Muthoot Finance Ltd reported an operationally healthy March quarter, with a strong 41 per cent year-on-year (YoY) growth in gold loans. Profit for the Kochi-based NBFC grew 42.7 per cent YoY in Q4, led by robust loan growth, controlled increase in opex and sequential decline in provisions. Net interest margin (NIM), however, fell sequentially.
While gold prices had a major impact on gold asset under management (AUM) growth, stock analysts noted gold tonnage and client accounts also grew 10.6 per cent YoY and 16.8 per cent YoY, respectively.
Nirmal Bang Institutional Equities maintained its ‘Buy’ rating on Muthoot Finance with a revised target price of Rs 2,693 against Rs 2,680 earlier, saying its target multiple for the standalone business is at a 13.3 per cent premium to the past 5-year average P/ABV multiple of 2.65.

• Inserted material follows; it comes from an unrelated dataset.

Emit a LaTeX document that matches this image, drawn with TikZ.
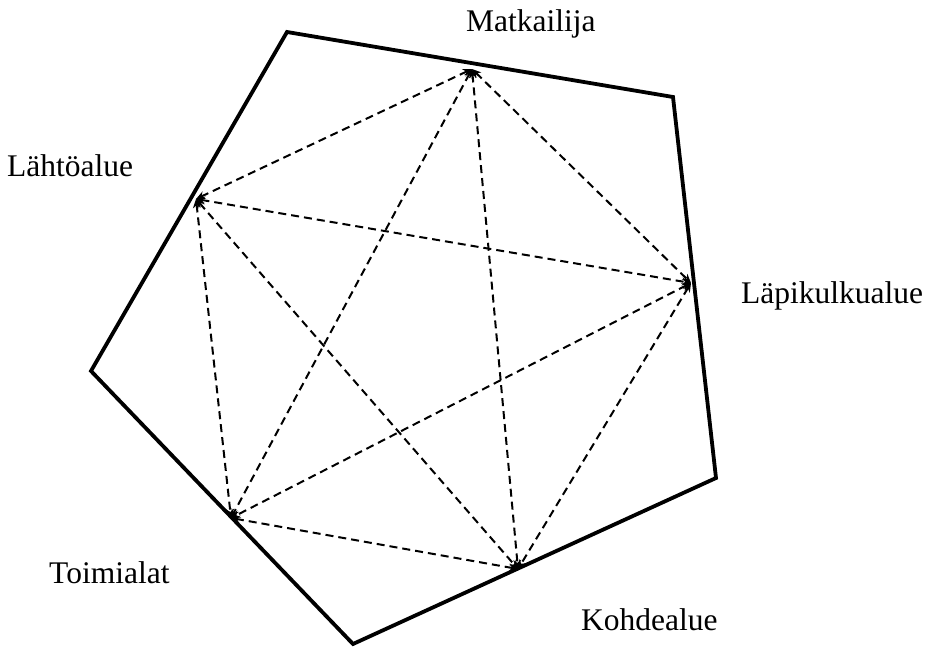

MOFSL said Muthoot Finance delivered a healthy operational performance, driven by strong gold loan growth, supported by an increase in gold tonnage and decent customer additions.
“However, margins declined sequentially, primarily due to a rise in the cost of borrowings but without any significant pressure on yields. Asset quality improved during the quarter, driven by gold auctions, which led to a reduction in credit costs,” it said.
With a favorable demand outlook for gold loans driven by reduced competition from banks and limited availability of unsecured credit, the NBFC is well-positioned to maintain its healthy loan growth momentum, MOFSL said.
That said, “Until clarity emerges from the final gold lending guidelines, the outlook on gold loan growth will remain clouded, which will remain a near-term overhang on Muthoot’s stock price and valuations,” it said while suggesting a target of Rs 2,400.
Given Muthoot Finance’s consistent performance and firm gold prices, Nuvama retained ‘Buy’ on the stock.
“We are increasing target to Rs 2,625/3.1x BV FY26E (from Rs 2,550). The management indicated NBFCs have suggested changes in draft RBI guidelines on LTV, which will benefit lenders and borrowers,” it said.